Understanding pointer offset/wrapping_offset safety

What this is saying is that if I've got some variable x, I can't use pointer arithmetic to somehow get a pointer to some unrelated variable, y.

A common example of this is when people take pointers to two unrelated variables on the stack (aka "from different allocations"), calculate the difference between the two, and later on try to reuse that difference for offsetting a pointer.

let x = 42;
let y = 0;

let x_ptr = &x as *const u32;
let y_ptr = &y as *const u32;
let difference = y_ptr as isize - x_ptr as isize;

unsafe {
  let ub_pointer_to_y = x_ptr.offset(difference);
}

The reason this is is UB is because it breaks LLVM's ability to reason about aliasing, which in turn means some optimisations will generate broken code. It also opens the door to changing memory you shouldn't have access to (e.g. heap corruption).
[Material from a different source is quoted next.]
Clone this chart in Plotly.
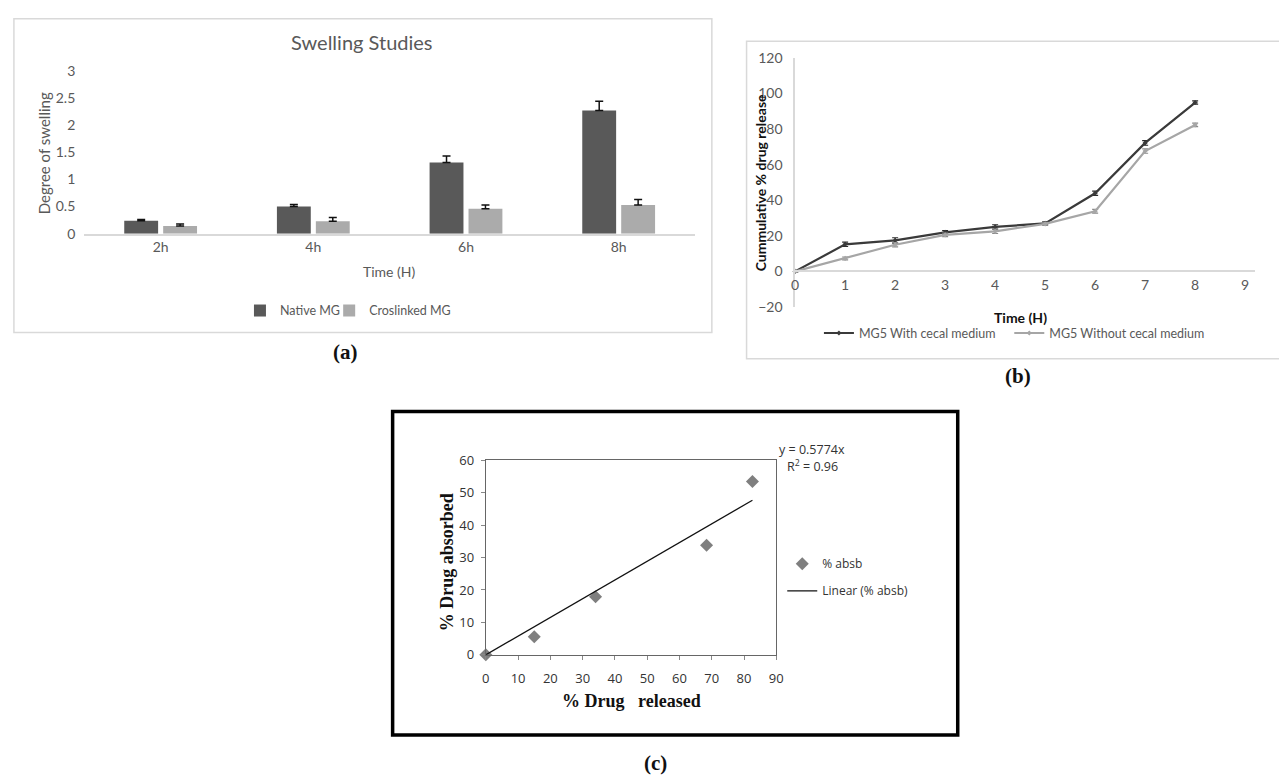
import plotly.graph_objects as go

W, H = 1279, 783


def px(x):
    return x / W


def py(y):
    return 1 - y / H


# ---------------- data: (a) swelling studies ----------------
swell_times = ["2h", "4h", "6h", "8h"]
native_mg = [0.24, 0.50, 1.31, 2.27]
native_err = [0.02, 0.04, 0.12, 0.17]
crosslinked_mg = [0.14, 0.23, 0.46, 0.53]
crosslinked_err = [0.04, 0.07, 0.07, 0.10]
swell_yticks = [0, 0.5, 1, 1.5, 2, 2.5, 3]
zero_minus = [0, 0, 0, 0]

# ---------------- data: (b) drug release ----------------
release_hours = [0, 1, 2, 3, 4, 5, 6, 7, 8]
with_cecal = [0, 15.2, 17.4, 21.9, 25.0, 27.0, 43.9, 72.2, 94.9]
with_cecal_err = [0.5, 1.2, 1.5, 1.0, 1.2, 0.8, 1.2, 1.3, 0.9]
without_cecal = [0, 7.3, 15.0, 20.5, 22.5, 26.7, 33.8, 67.6, 82.3]
without_cecal_err = [0.5, 0.8, 1.2, 1.0, 1.2, 0.8, 1.0, 1.2, 1.0]
release_yticks = [-20, 0, 20, 40, 60, 80, 100, 120]
release_xticks = [0, 1, 2, 3, 4, 5, 6, 7, 8, 9]

# ---------------- data: (c) correlation ----------------
drug_released = [0, 15.0, 34.0, 68.4, 82.6]
drug_absorbed = [0, 5.6, 17.9, 33.8, 53.5]
trend_slope = 0.5774
trend_r2 = 0.96
corr_xticks = [0, 10, 20, 30, 40, 50, 60, 70, 80, 90]
corr_yticks = [0, 10, 20, 30, 40, 50, 60]

SANS = "Lato"
GREY_TXT = "#595959"

fig = go.Figure()

# (a) bars
fig.add_trace(go.Bar(
    x=swell_times, y=native_mg, name="Native MG",
    marker=dict(color="#595959", line=dict(width=0)),
    error_y=dict(type="data", symmetric=False, array=native_err, arrayminus=zero_minus,
                 color="#111111", thickness=1.5, width=4),
    xaxis="x", yaxis="y", legend="legend",
))
fig.add_trace(go.Bar(
    x=swell_times, y=crosslinked_mg, name="Croslinked MG",
    marker=dict(color="#ababab", line=dict(width=0)),
    error_y=dict(type="data", symmetric=False, array=crosslinked_err, arrayminus=zero_minus,
                 color="#111111", thickness=1.5, width=4),
    xaxis="x", yaxis="y", legend="legend4",
))

# (b) lines
fig.add_trace(go.Scatter(
    x=release_hours, y=with_cecal, name="MG5 With cecal medium", mode="lines+markers",
    line=dict(color="#3a3a3a", width=2.2),
    marker=dict(symbol="diamond", size=4, color="#3a3a3a"),
    error_y=dict(type="data", array=with_cecal_err, color="#2a2a2a", thickness=1.2, width=3),
    xaxis="x2", yaxis="y2", legend="legend2", cliponaxis=False,
))
fig.add_trace(go.Scatter(
    x=release_hours, y=without_cecal, name="MG5 Without cecal medium", mode="lines+markers",
    line=dict(color="#a6a6a6", width=2.2),
    marker=dict(symbol="diamond", size=4, color="#a6a6a6"),
    error_y=dict(type="data", array=without_cecal_err, color="#8a8a8a", thickness=1.2, width=3),
    xaxis="x2", yaxis="y2", legend="legend5", cliponaxis=False,
))

# (c) scatter + trend
fig.add_trace(go.Scatter(
    x=drug_released, y=drug_absorbed, name="% absb", mode="markers",
    marker=dict(symbol="diamond", size=10, color="#7f7f7f"),
    xaxis="x3", yaxis="y3", legend="legend3", legendgroup="g1", cliponaxis=False,
))
trend_x = [0, max(drug_released)]
trend_y = [trend_slope * v for v in trend_x]
fig.add_trace(go.Scatter(
    x=trend_x, y=trend_y, name="Linear (% absb)", mode="lines",
    line=dict(color="#111111", width=1.3),
    xaxis="x3", yaxis="y3", legend="legend3", legendgroup="g2",
))

axis_common = dict(showgrid=False, zeroline=False, fixedrange=True)


def leg(x, y, font, xanchor="left", yanchor="middle", **kw):
    d = dict(orientation="h", x=px(x), xanchor=xanchor, y=py(y), yanchor=yanchor,
             font=font, bgcolor="rgba(0,0,0,0)", itemwidth=30)
    d.update(kw)
    return d


font_a = dict(family=SANS, size=12.5, color=GREY_TXT)
font_b = dict(family=SANS, size=12.5, color=GREY_TXT)

fig.update_layout(
    width=W, height=H,
    margin=dict(l=0, r=0, t=0, b=0),
    paper_bgcolor="white", plot_bgcolor="rgba(0,0,0,0)",
    showlegend=True,
    barmode="group", bargap=0.49, bargroupgap=0.13,
    font=dict(family=SANS, color=GREY_TXT, size=13),
    # (a)
    xaxis=dict(domain=[px(81), px(697)], anchor="y", type="category",
               showline=True, linecolor="#d9d9d9", linewidth=1.5, ticks="",
               tickfont=dict(family=SANS, size=14, color=GREY_TXT), **axis_common),
    yaxis=dict(domain=[py(230), py(63.3)], anchor="x", range=[0, 3],
               tickvals=swell_yticks, ticks="", showline=False, ticklabelstandoff=8,
               tickfont=dict(family=SANS, size=14, color=GREY_TXT), **axis_common),
    # (b)
    xaxis2=dict(domain=[px(798), px(1262)], anchor="free", position=py(268), range=[0, 9.2],
                tickvals=release_xticks, ticks="", showline=True, linecolor="#d9d9d9",
                linewidth=1.5, ticklabelstandoff=2,
                tickfont=dict(family=SANS, size=14, color=GREY_TXT), **axis_common),
    yaxis2=dict(domain=[py(305), py(50)], anchor="x2", range=[-20, 120],
                tickvals=release_yticks, ticks="", showline=True, linecolor="#d9d9d9",
                linewidth=1.5, ticklabelstandoff=8,
                tickfont=dict(family=SANS, size=14, color=GREY_TXT), **axis_common),
    # (c)
    xaxis3=dict(domain=[px(486), px(779)], anchor="y3", range=[0, 90],
                tickvals=corr_xticks, ticks="outside", ticklen=4, tickcolor="#888888",
                showline=True, mirror=True, linecolor="#666666", linewidth=1,
                ticklabelstandoff=8,
                tickfont=dict(family="Open Sans", size=13, color="#333333"), **axis_common),
    yaxis3=dict(domain=[py(661), py(462)], anchor="x3", range=[0, 60],
                tickvals=corr_yticks, ticks="outside", ticklen=4, tickcolor="#888888",
                showline=True, mirror=True, linecolor="#666666", linewidth=1,
                ticklabelstandoff=4,
                tickfont=dict(family="Open Sans", size=13, color="#333333"), **axis_common),
    legend=leg(238, 309, font_a),
    legend4=leg(328, 309, font_a),
    legend2=leg(822, 332, font_b),
    legend5=leg(1014, 332, font_b),
    legend3=dict(orientation="v", x=px(785), xanchor="left", y=py(553), yanchor="top",
                 font=dict(family="Open Sans", size=12, color="#333333"),
                 bgcolor="rgba(0,0,0,0)", tracegroupgap=8, itemwidth=30),
)

annotations = [
    # (a)
    dict(text="Swelling Studies", x=px(361), y=py(34), font=dict(family=SANS, size=20, color=GREY_TXT)),
    dict(text="Degree of swelling", x=px(40), y=py(148), textangle=-90,
         font=dict(family=SANS, size=15, color=GREY_TXT)),
    dict(text="Time (H)", x=px(389), y=py(269), font=dict(family=SANS, size=14, color=GREY_TXT)),
    dict(text="<b>(a)</b>", x=px(344), y=py(351), font=dict(family="Liberation Serif", size=21, color="#111111")),
    # (b)
    dict(text="<b>Cummulative % drug release</b>", x=px(763), y=py(178), textangle=-90,
         font=dict(family=SANS, size=14, color="#111111")),
    dict(text="<b>Time (H)</b>", x=px(1025), y=py(316), font=dict(family=SANS, size=14, color="#111111")),
    dict(text="<b>(b)</b>", x=px(1023), y=py(376), font=dict(family="Liberation Serif", size=21, color="#111111")),
    # (c)
    dict(text="<b>% Drug absorbed</b>", x=px(447), y=py(566), textangle=-90,
         font=dict(family="Liberation Serif", size=18, color="#111111")),
    dict(text="<b>% Drug&nbsp;&nbsp; released</b>", x=px(633), y=py(708),
         font=dict(family="Liberation Serif", size=18, color="#111111")),
    dict(text="y = 0.5774x", x=px(780), y=py(451), xanchor="left",
         font=dict(family="Open Sans", size=12.5, color="#333333")),
    dict(text="R<sup>2</sup> = %.2f" % trend_r2, x=px(788), y=py(468), xanchor="left",
         font=dict(family="Open Sans", size=12.5, color="#333333")),
    dict(text="<b>(c)</b>", x=px(657), y=py(772), font=dict(family="Liberation Serif", size=21, color="#111111")),
]
for a in annotations:
    a.setdefault("xref", "paper")
    a.setdefault("yref", "paper")
    a.setdefault("xanchor", "center")
    a.setdefault("yanchor", "middle")
    a.setdefault("showarrow", False)
fig.update_layout(annotations=annotations)

shapes = [
    dict(type="rect", x0=px(10), x1=px(714), y0=py(331), y1=py(10),
         line=dict(color="#d9d9d9", width=1.5)),
    dict(type="rect", x0=px(749), x1=px(1290), y0=py(358), y1=py(33),
         line=dict(color="#d9d9d9", width=1.5)),
    dict(type="rect", x0=px(392), x1=px(962), y0=py(743), y1=py(412),
         line=dict(color="#000000", width=3.5)),
]
for s in shapes:
    s["xref"] = "paper"
    s["yref"] = "paper"
    s["layer"] = "below"
fig.update_layout(shapes=shapes)

fig.write_html(
    "out.html",
    config={"displayModeBar": False},
    post_script="document.body.style.margin='0';document.body.style.overflow='hidden';",
)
The short answer is "yes". You got one big allocation from whatever mmap function you used and can do whatever you want with it, then you'll be passing out smaller allocations to your caller and the caller will only be allowed to touch the memory you gave them.

In general, if some function gives you a pointer to something, you can't use pointer arithmetic to get an address to to something outside the object being pointed to. The one exception is when you are given a pointer to an array, in which case it's fine to use pointer arithmetic to get a pointer one past the last item because that's how for-loops are often implemented in C++ (e.g. in for (auto p = std::start(my_vec); p != std::end(my_vec); p++) { ... }).

Assuming you don't accidentally go out of bounds and only ever store Ts (mixing sizes means your offsetting needs to be smarter), that's perfectly sound :+1:

I'd just use start_of_region.add(i*mem::size_of<T>()). I don't think I've really seen wrapping_offset() used much in practice for much the same reasons you've already mentioned (i.e. 64-bit pointers are huge).

I don't think that has anything to do with pointer offsetting, but it would probably break things downstream. Your consumer will be assuming they can do whatever they want with the memory they've been given until they call some sort of free() function, and that assumption is what makes their unsafe code (e.g. reads and writes) sound.